Long John stopped whistling and started running. Oh dear. If he was worried I was worried. He slipped over in the mud as he chased her along the ditch. He chased her into the wood, through the wood and round the wood several times. When I caught up, all I could see was the flash of a little black dog, mouth open as if laughing, dashing backwards and forwards between the trees, flushing game birds everywhere.
Then, amid a great squawking of pheasants, she sprang into another ditch and out into the main road leading to the A3.
At which point Long John leapt over the ditch, ran into the road and stopped both lanes of traffic.
The cars thankfully halted as Cydney ran up and down the road laughing all the while. Every time I got near her, she veered away.
Finally, Long John, who was standing all six foot six of him in the road with his arms up to keep the traffic back, like an enormous dog lollypop man, shouted, ‘You’re going to have to dive for her!’ ‘What?’ I shouted back. ‘Dive! Next time she comes near you. Now! Dive!’
She was a good ten feet away when I launched myself into the air. I came down on top of her, lying face flat into the road, my bottom in the air, the dog beneath me.
‘Aaaaaagh!’ I groaned in agony and triumph.
Long John took her by the scruff and put her lead on. ‘I need a whisky,’ he gasped.

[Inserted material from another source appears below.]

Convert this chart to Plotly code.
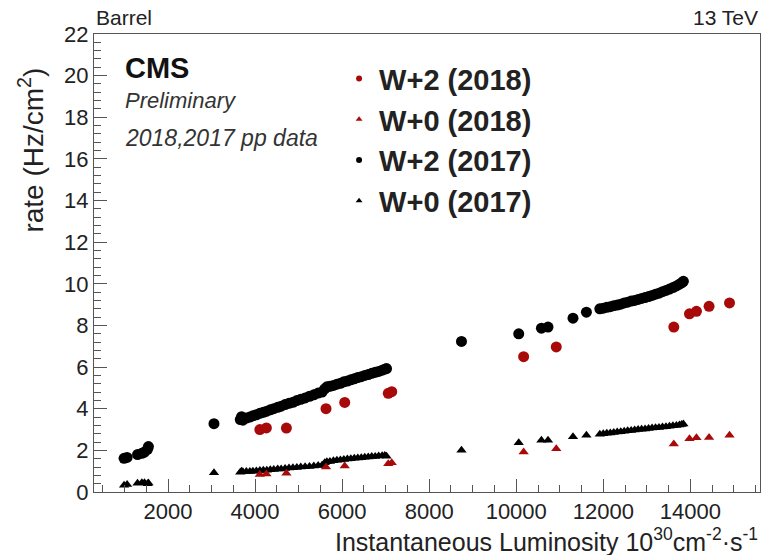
import plotly.graph_objects as go

# ---- W+2 / W+0 rates vs. instantaneous luminosity (barrel) ----

# 2018 fills
lumi_2018 = [4110, 4260, 4720, 5630, 6060, 7060, 7140, 10170, 10920,
             13620, 13980, 14140, 14430, 14900]
w2_2018 = [3.00, 3.08, 3.07, 4.00, 4.30, 4.74, 4.82, 6.50, 6.97,
           7.92, 8.56, 8.68, 8.92, 9.08]
w0_2018 = [0.84, 0.86, 0.90, 1.20, 1.25, 1.36, 1.40, 1.92, 2.08,
           2.30, 2.56, 2.60, 2.62, 2.72]

# 2017 fills
lumi_2017 = [990, 1060, 1300, 1400, 1460, 1530, 1550,
             3056,
             3660, 3690, 3720, 3800, 3880, 3950, 4030, 4110, 4190, 4270,
             4350, 4430, 4520, 4600, 4690, 4780, 4870, 4960, 5050, 5150,
             5250, 5350, 5450, 5540,
             5600, 5650, 5720, 5800, 5880, 5960, 6040, 6120, 6200, 6280,
             6360, 6440, 6520, 6600, 6680, 6760, 6840, 6920, 6980, 7020,
             8742, 10057, 10578, 10730, 11304, 11612,
             11920, 12000, 12080, 12160, 12240, 12320, 12400, 12480, 12560,
             12640, 12720, 12800, 12880, 12960, 13040, 13120, 13200, 13280,
             13360, 13440, 13520, 13600, 13680, 13750, 13800, 13840]
w2_2017 = [1.62, 1.66, 1.80, 1.86, 1.92, 2.05, 2.18,
           3.28,
           3.48, 3.62, 3.45, 3.55, 3.60, 3.66, 3.71, 3.78, 3.83, 3.88,
           3.95, 4.00, 4.07, 4.12, 4.20, 4.26, 4.31, 4.39, 4.45, 4.52,
           4.60, 4.67, 4.75, 4.80,
           4.95, 5.05, 5.08, 5.12, 5.18, 5.22, 5.29, 5.33, 5.39, 5.44,
           5.50, 5.54, 5.60, 5.64, 5.70, 5.75, 5.79, 5.85, 5.90, 5.93,
           7.23, 7.60, 7.87, 7.92, 8.35, 8.64,
           8.80, 8.83, 8.87, 8.90, 8.95, 8.98, 9.02, 9.08, 9.12,
           9.17, 9.20, 9.25, 9.30, 9.34, 9.39, 9.44, 9.50, 9.55,
           9.62, 9.68, 9.75, 9.82, 9.90, 9.98, 10.05, 10.12]
w0_2017 = [0.33, 0.36, 0.42, 0.45, 0.44, 0.40, 0.43,
           0.92,
           0.95, 1.00, 0.97, 0.98, 0.99, 1.00, 1.01, 1.03, 1.04, 1.05,
           1.07, 1.08, 1.10, 1.11, 1.13, 1.15, 1.16, 1.18, 1.20, 1.21,
           1.23, 1.25, 1.27, 1.29,
           1.40, 1.45, 1.47, 1.50, 1.52, 1.54, 1.56, 1.58, 1.60, 1.62,
           1.63, 1.65, 1.67, 1.68, 1.70, 1.71, 1.73, 1.74, 1.75, 1.72,
           2.00, 2.37, 2.48, 2.48, 2.65, 2.72,
           2.78, 2.80, 2.82, 2.84, 2.86, 2.88, 2.90, 2.92, 2.94,
           2.96, 2.98, 3.00, 3.01, 3.03, 3.05, 3.07, 3.09, 3.10,
           3.12, 3.14, 3.16, 3.18, 3.20, 3.22, 3.24, 3.27]

series_names = ["W+2 (2018)", "W+0 (2018)", "W+2 (2017)", "W+0 (2017)"]

RED = "#a80a0a"
BLACK = "#000000"
FONT = "Liberation Sans, Arial, Helvetica, sans-serif"
TXT = "#222222"

styles = [
    (lumi_2018, w2_2018, "circle", RED, 11),
    (lumi_2018, w0_2018, "triangle-up", RED, 9),
    (lumi_2017, w2_2017, "circle", BLACK, 11),
    (lumi_2017, w0_2017, "triangle-up", BLACK, 9),
]

fig = go.Figure()

# draw 2017 under 2018 so the red points sit on top
for idx in [2, 3, 0, 1]:
    x, y, sym, col, sz = styles[idx]
    fig.add_trace(go.Scatter(
        x=x, y=y, mode="markers", showlegend=False,
        marker=dict(symbol=sym, color=col, size=sz, line=dict(width=0)),
        name=series_names[idx]))

# small legend markers
for idx, name in enumerate(series_names):
    _, _, sym, col, _ = styles[idx]
    fig.add_trace(go.Scatter(
        x=[None], y=[None], mode="markers", name=name,
        legendgroup=name,
        marker=dict(symbol=sym, color=col, size=6)))

fig.update_layout(
    width=762, height=555,
    margin=dict(l=94, r=2, t=34, b=63),
    paper_bgcolor="white", plot_bgcolor="white",
    font=dict(family=FONT, color=TXT),
    legend=dict(
        x=0.368, y=0.958, xanchor="left", yanchor="top",
        bgcolor="rgba(0,0,0,0)", borderwidth=0,
        font=dict(size=29, family=FONT, color=TXT, weight="bold"),
        itemwidth=30, tracegroupgap=13, traceorder="normal",
    ),
    xaxis=dict(
        range=[300, 15600], showgrid=False, zeroline=False,
        showline=True, mirror=True, linecolor="#555", linewidth=1,
        ticks="inside", ticklen=13, tickcolor="#555", tick0=0, dtick=2000,
        tickformat="d",
        tickfont=dict(size=22, color=TXT),
        minor=dict(ticks="inside", ticklen=7, dtick=500, tickcolor="#555"),
    ),
    yaxis=dict(
        range=[0, 22], showgrid=False, zeroline=False,
        showline=True, mirror=True, linecolor="#555", linewidth=1,
        ticks="inside", ticklen=13, tickcolor="#555", tick0=0, dtick=2,
        tickfont=dict(size=22, color=TXT),
        minor=dict(ticks="inside", ticklen=7, dtick=0.4, tickcolor="#555"),
    ),
)

annotations = [
    dict(text="Barrel", x=0, y=1.0, xref="paper", yref="paper",
         xanchor="left", yanchor="bottom", yshift=3,
         font=dict(size=21, color=TXT)),
    dict(text="13 TeV", x=1.0, y=1.0, xref="paper", yref="paper",
         xanchor="right", yanchor="bottom", yshift=3,
         font=dict(size=21, color=TXT)),
    dict(text="<b>CMS</b>", x=0.043, y=0.925, xref="paper", yref="paper",
         xanchor="left", yanchor="middle",
         font=dict(size=29, color="#111")),
    dict(text="<i>Preliminary</i>", x=0.043, y=0.855, xref="paper", yref="paper",
         xanchor="left", yanchor="middle",
         font=dict(size=22, color="#333")),
    dict(text="<i>2018,2017 pp data</i>", x=0.043, y=0.772, xref="paper",
         yref="paper", xanchor="left", yanchor="middle",
         font=dict(size=23, color="#333")),
    dict(text="rate (Hz/cm<sup>2</sup>)", textangle=-90,
         x=-0.095, y=0.747, xref="paper", yref="paper",
         xanchor="center", yanchor="middle",
         font=dict(size=28, color=TXT)),
    dict(text="Instantaneous Luminosity 10<sup>30</sup>cm<sup>-2</sup>·s<sup>-1</sup>",
         x=1.0, y=-0.105, xref="paper", yref="paper",
         xanchor="right", yanchor="middle",
         font=dict(size=25, color=TXT)),
]
for a in annotations:
    a["showarrow"] = False
fig.update_layout(annotations=annotations)

fig.write_html("out.html")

For her second session, therefore, we went into a fenced-off pen where he practised sending her backwards and forwards and showing her live rabbits and then calling her off.
After 20 minutes, he announced, ‘She’s a strange one, isn’t she?’
‘How do you mean, strange?’
‘Well, if she was a woman, I would almost say she was a bit…kinky.’
‘Kinky?’
‘She likes you being all lovey-dovey with her, but when you get cross she quite likes that too.’
He’s right. I do have a kinky spaniel. The other night I was relaxing on the sofa with her lying quietly at my feet when suddenly I heard a crunching sound.
‘What on earth have you found to chew down there?’ I said, reaching into her mouth to investigate. What came out was a huge chunk of glass.
The last time she did this — crunched a jamjar to bits, if you please — I took her to the vets where they scanned her at great expense and couldn’t find a trace of anything. But it was midnight so I rang the emergency number. ‘Is there a lot of blood?’ said the emergency vet. ‘None,’ I said, as I searched her mouth which was wide open anyway as she was laughing her head off at me.
‘Is she choking?’ ‘Not choking so much,’ I said. ‘More chuckling.’